** Task requirements **
Print the whole listing exactly.

● ● ● ● ●

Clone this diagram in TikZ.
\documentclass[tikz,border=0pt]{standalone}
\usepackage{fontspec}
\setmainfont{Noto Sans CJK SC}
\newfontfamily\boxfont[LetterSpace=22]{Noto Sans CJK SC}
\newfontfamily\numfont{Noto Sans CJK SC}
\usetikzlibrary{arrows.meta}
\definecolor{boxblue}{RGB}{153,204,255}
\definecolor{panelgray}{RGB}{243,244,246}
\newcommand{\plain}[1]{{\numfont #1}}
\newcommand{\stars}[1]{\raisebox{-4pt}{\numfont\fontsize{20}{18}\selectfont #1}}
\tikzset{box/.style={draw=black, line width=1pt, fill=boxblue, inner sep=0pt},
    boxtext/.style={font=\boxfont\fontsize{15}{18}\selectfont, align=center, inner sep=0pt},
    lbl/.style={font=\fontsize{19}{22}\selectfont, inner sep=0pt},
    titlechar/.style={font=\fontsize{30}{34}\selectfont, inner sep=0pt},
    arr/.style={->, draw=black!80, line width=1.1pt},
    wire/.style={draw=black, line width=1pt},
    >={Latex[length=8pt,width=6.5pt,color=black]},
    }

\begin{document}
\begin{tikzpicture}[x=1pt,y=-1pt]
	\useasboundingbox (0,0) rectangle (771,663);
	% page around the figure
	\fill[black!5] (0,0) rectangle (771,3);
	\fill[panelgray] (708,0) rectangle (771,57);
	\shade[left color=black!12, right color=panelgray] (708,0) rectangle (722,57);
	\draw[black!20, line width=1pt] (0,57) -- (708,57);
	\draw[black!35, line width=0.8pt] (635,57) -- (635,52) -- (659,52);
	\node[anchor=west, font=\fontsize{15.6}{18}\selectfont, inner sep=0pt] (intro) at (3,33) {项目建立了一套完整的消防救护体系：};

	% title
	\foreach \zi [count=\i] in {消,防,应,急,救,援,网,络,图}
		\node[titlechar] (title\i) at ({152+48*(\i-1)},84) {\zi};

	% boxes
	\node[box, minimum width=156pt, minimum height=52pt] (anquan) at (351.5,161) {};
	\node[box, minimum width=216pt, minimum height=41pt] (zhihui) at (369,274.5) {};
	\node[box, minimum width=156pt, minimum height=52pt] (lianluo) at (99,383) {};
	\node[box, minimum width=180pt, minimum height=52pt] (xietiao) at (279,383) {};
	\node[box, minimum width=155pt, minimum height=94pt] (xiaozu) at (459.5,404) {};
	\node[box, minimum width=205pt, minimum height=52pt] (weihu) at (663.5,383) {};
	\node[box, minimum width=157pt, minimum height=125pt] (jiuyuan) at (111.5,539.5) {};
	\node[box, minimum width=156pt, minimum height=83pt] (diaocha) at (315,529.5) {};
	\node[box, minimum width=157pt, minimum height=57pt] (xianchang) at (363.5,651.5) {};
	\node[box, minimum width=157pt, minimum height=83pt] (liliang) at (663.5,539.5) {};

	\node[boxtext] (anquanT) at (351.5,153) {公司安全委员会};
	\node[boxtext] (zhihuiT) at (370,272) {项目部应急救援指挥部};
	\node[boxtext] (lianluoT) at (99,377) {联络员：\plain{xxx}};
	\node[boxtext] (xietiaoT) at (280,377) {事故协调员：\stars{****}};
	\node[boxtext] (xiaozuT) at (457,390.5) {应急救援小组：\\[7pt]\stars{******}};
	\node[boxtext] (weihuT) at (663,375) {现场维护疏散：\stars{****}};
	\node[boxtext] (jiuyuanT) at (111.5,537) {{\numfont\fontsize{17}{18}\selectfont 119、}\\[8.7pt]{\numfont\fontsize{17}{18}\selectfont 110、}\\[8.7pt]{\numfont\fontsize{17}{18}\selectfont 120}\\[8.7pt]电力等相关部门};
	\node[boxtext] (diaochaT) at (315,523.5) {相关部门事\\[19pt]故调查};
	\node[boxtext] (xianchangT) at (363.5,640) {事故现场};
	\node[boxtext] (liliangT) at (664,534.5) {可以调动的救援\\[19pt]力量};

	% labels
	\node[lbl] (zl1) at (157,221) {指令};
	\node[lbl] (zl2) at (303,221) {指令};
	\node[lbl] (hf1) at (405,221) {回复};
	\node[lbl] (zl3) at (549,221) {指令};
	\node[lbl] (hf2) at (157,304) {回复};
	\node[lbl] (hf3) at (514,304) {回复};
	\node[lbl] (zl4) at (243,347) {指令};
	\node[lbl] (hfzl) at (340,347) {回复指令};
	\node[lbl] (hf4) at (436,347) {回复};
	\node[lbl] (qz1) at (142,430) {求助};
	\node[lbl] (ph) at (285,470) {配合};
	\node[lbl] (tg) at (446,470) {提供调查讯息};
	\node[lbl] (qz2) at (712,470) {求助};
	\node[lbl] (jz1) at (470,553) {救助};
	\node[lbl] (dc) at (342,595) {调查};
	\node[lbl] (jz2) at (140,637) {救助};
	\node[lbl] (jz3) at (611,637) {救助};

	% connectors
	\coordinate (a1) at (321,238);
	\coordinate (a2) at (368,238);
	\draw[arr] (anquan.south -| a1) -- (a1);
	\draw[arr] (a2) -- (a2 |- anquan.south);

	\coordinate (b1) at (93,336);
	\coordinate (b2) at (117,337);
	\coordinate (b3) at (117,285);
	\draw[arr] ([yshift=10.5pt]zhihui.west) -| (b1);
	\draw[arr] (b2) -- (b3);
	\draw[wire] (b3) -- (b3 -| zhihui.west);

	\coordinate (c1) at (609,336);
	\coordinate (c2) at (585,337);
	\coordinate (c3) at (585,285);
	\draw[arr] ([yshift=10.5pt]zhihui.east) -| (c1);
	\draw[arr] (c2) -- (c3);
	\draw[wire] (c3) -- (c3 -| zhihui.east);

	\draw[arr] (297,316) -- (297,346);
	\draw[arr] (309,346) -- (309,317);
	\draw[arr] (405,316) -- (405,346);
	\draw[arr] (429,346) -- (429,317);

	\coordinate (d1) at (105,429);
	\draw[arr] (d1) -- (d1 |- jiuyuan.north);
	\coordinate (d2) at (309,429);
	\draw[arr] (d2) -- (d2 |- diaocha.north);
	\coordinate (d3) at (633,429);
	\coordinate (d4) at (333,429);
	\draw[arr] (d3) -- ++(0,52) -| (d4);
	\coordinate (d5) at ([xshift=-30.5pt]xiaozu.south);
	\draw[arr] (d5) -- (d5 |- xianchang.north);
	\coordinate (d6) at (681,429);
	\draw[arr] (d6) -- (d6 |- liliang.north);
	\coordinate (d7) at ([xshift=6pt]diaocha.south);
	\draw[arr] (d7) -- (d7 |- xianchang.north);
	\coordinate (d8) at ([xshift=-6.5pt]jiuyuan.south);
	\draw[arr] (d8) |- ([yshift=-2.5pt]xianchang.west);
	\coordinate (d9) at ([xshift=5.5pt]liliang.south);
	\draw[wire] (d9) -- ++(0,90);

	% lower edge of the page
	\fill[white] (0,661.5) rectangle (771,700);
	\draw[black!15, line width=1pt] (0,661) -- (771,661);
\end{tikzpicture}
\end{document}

● ● ● ● ●

** Solution for this task **
Clone this diagram in TikZ.
\documentclass[tikz,border=0pt]{standalone}
\usepackage{fontspec}
\setmainfont{Noto Sans CJK SC}
\newfontfamily\boxfont[LetterSpace=22]{Noto Sans CJK SC}
\newfontfamily\numfont{Noto Sans CJK SC}
\usetikzlibrary{arrows.meta}
\definecolor{boxblue}{RGB}{153,204,255}
\definecolor{panelgray}{RGB}{243,244,246}
\newcommand{\plain}[1]{{\numfont #1}}
\newcommand{\stars}[1]{\raisebox{-4pt}{\numfont\fontsize{20}{18}\selectfont #1}}
\tikzset{box/.style={draw=black, line width=1pt, fill=boxblue, inner sep=0pt},
    boxtext/.style={font=\boxfont\fontsize{15}{18}\selectfont, align=center, inner sep=0pt},
    lbl/.style={font=\fontsize{19}{22}\selectfont, inner sep=0pt},
    titlechar/.style={font=\fontsize{30}{34}\selectfont, inner sep=0pt},
    arr/.style={->, draw=black!80, line width=1.1pt},
    wire/.style={draw=black, line width=1pt},
    >={Latex[length=8pt,width=6.5pt,color=black]},
    }

\begin{document}
\begin{tikzpicture}[x=1pt,y=-1pt]
	\useasboundingbox (0,0) rectangle (771,663);
	% page around the figure
	\fill[black!5] (0,0) rectangle (771,3);
	\fill[panelgray] (708,0) rectangle (771,57);
	\shade[left color=black!12, right color=panelgray] (708,0) rectangle (722,57);
	\draw[black!20, line width=1pt] (0,57) -- (708,57);
	\draw[black!35, line width=0.8pt] (635,57) -- (635,52) -- (659,52);
	\node[anchor=west, font=\fontsize{15.6}{18}\selectfont, inner sep=0pt] (intro) at (3,33) {项目建立了一套完整的消防救护体系：};

	% title
	\foreach \zi [count=\i] in {消,防,应,急,救,援,网,络,图}
		\node[titlechar] (title\i) at ({152+48*(\i-1)},84) {\zi};

	% boxes
	\node[box, minimum width=156pt, minimum height=52pt] (anquan) at (351.5,161) {};
	\node[box, minimum width=216pt, minimum height=41pt] (zhihui) at (369,274.5) {};
	\node[box, minimum width=156pt, minimum height=52pt] (lianluo) at (99,383) {};
	\node[box, minimum width=180pt, minimum height=52pt] (xietiao) at (279,383) {};
	\node[box, minimum width=155pt, minimum height=94pt] (xiaozu) at (459.5,404) {};
	\node[box, minimum width=205pt, minimum height=52pt] (weihu) at (663.5,383) {};
	\node[box, minimum width=157pt, minimum height=125pt] (jiuyuan) at (111.5,539.5) {};
	\node[box, minimum width=156pt, minimum height=83pt] (diaocha) at (315,529.5) {};
	\node[box, minimum width=157pt, minimum height=57pt] (xianchang) at (363.5,651.5) {};
	\node[box, minimum width=157pt, minimum height=83pt] (liliang) at (663.5,539.5) {};

	\node[boxtext] (anquanT) at (351.5,153) {公司安全委员会};
	\node[boxtext] (zhihuiT) at (370,272) {项目部应急救援指挥部};
	\node[boxtext] (lianluoT) at (99,377) {联络员：\plain{xxx}};
	\node[boxtext] (xietiaoT) at (280,377) {事故协调员：\stars{****}};
	\node[boxtext] (xiaozuT) at (457,390.5) {应急救援小组：\\[7pt]\stars{******}};
	\node[boxtext] (weihuT) at (663,375) {现场维护疏散：\stars{****}};
	\node[boxtext] (jiuyuanT) at (111.5,537) {{\numfont\fontsize{17}{18}\selectfont 119、}\\[8.7pt]{\numfont\fontsize{17}{18}\selectfont 110、}\\[8.7pt]{\numfont\fontsize{17}{18}\selectfont 120}\\[8.7pt]电力等相关部门};
	\node[boxtext] (diaochaT) at (315,523.5) {相关部门事\\[19pt]故调查};
	\node[boxtext] (xianchangT) at (363.5,640) {事故现场};
	\node[boxtext] (liliangT) at (664,534.5) {可以调动的救援\\[19pt]力量};

	% labels
	\node[lbl] (zl1) at (157,221) {指令};
	\node[lbl] (zl2) at (303,221) {指令};
	\node[lbl] (hf1) at (405,221) {回复};
	\node[lbl] (zl3) at (549,221) {指令};
	\node[lbl] (hf2) at (157,304) {回复};
	\node[lbl] (hf3) at (514,304) {回复};
	\node[lbl] (zl4) at (243,347) {指令};
	\node[lbl] (hfzl) at (340,347) {回复指令};
	\node[lbl] (hf4) at (436,347) {回复};
	\node[lbl] (qz1) at (142,430) {求助};
	\node[lbl] (ph) at (285,470) {配合};
	\node[lbl] (tg) at (446,470) {提供调查讯息};
	\node[lbl] (qz2) at (712,470) {求助};
	\node[lbl] (jz1) at (470,553) {救助};
	\node[lbl] (dc) at (342,595) {调查};
	\node[lbl] (jz2) at (140,637) {救助};
	\node[lbl] (jz3) at (611,637) {救助};

	% connectors
	\coordinate (a1) at (321,238);
	\coordinate (a2) at (368,238);
	\draw[arr] (anquan.south -| a1) -- (a1);
	\draw[arr] (a2) -- (a2 |- anquan.south);

	\coordinate (b1) at (93,336);
	\coordinate (b2) at (117,337);
	\coordinate (b3) at (117,285);
	\draw[arr] ([yshift=10.5pt]zhihui.west) -| (b1);
	\draw[arr] (b2) -- (b3);
	\draw[wire] (b3) -- (b3 -| zhihui.west);

	\coordinate (c1) at (609,336);
	\coordinate (c2) at (585,337);
	\coordinate (c3) at (585,285);
	\draw[arr] ([yshift=10.5pt]zhihui.east) -| (c1);
	\draw[arr] (c2) -- (c3);
	\draw[wire] (c3) -- (c3 -| zhihui.east);

	\draw[arr] (297,316) -- (297,346);
	\draw[arr] (309,346) -- (309,317);
	\draw[arr] (405,316) -- (405,346);
	\draw[arr] (429,346) -- (429,317);

	\coordinate (d1) at (105,429);
	\draw[arr] (d1) -- (d1 |- jiuyuan.north);
	\coordinate (d2) at (309,429);
	\draw[arr] (d2) -- (d2 |- diaocha.north);
	\coordinate (d3) at (633,429);
	\coordinate (d4) at (333,429);
	\draw[arr] (d3) -- ++(0,52) -| (d4);
	\coordinate (d5) at ([xshift=-30.5pt]xiaozu.south);
	\draw[arr] (d5) -- (d5 |- xianchang.north);
	\coordinate (d6) at (681,429);
	\draw[arr] (d6) -- (d6 |- liliang.north);
	\coordinate (d7) at ([xshift=6pt]diaocha.south);
	\draw[arr] (d7) -- (d7 |- xianchang.north);
	\coordinate (d8) at ([xshift=-6.5pt]jiuyuan.south);
	\draw[arr] (d8) |- ([yshift=-2.5pt]xianchang.west);
	\coordinate (d9) at ([xshift=5.5pt]liliang.south);
	\draw[wire] (d9) -- ++(0,90);

	% lower edge of the page
	\fill[white] (0,661.5) rectangle (771,700);
	\draw[black!15, line width=1pt] (0,661) -- (771,661);
\end{tikzpicture}
\end{document}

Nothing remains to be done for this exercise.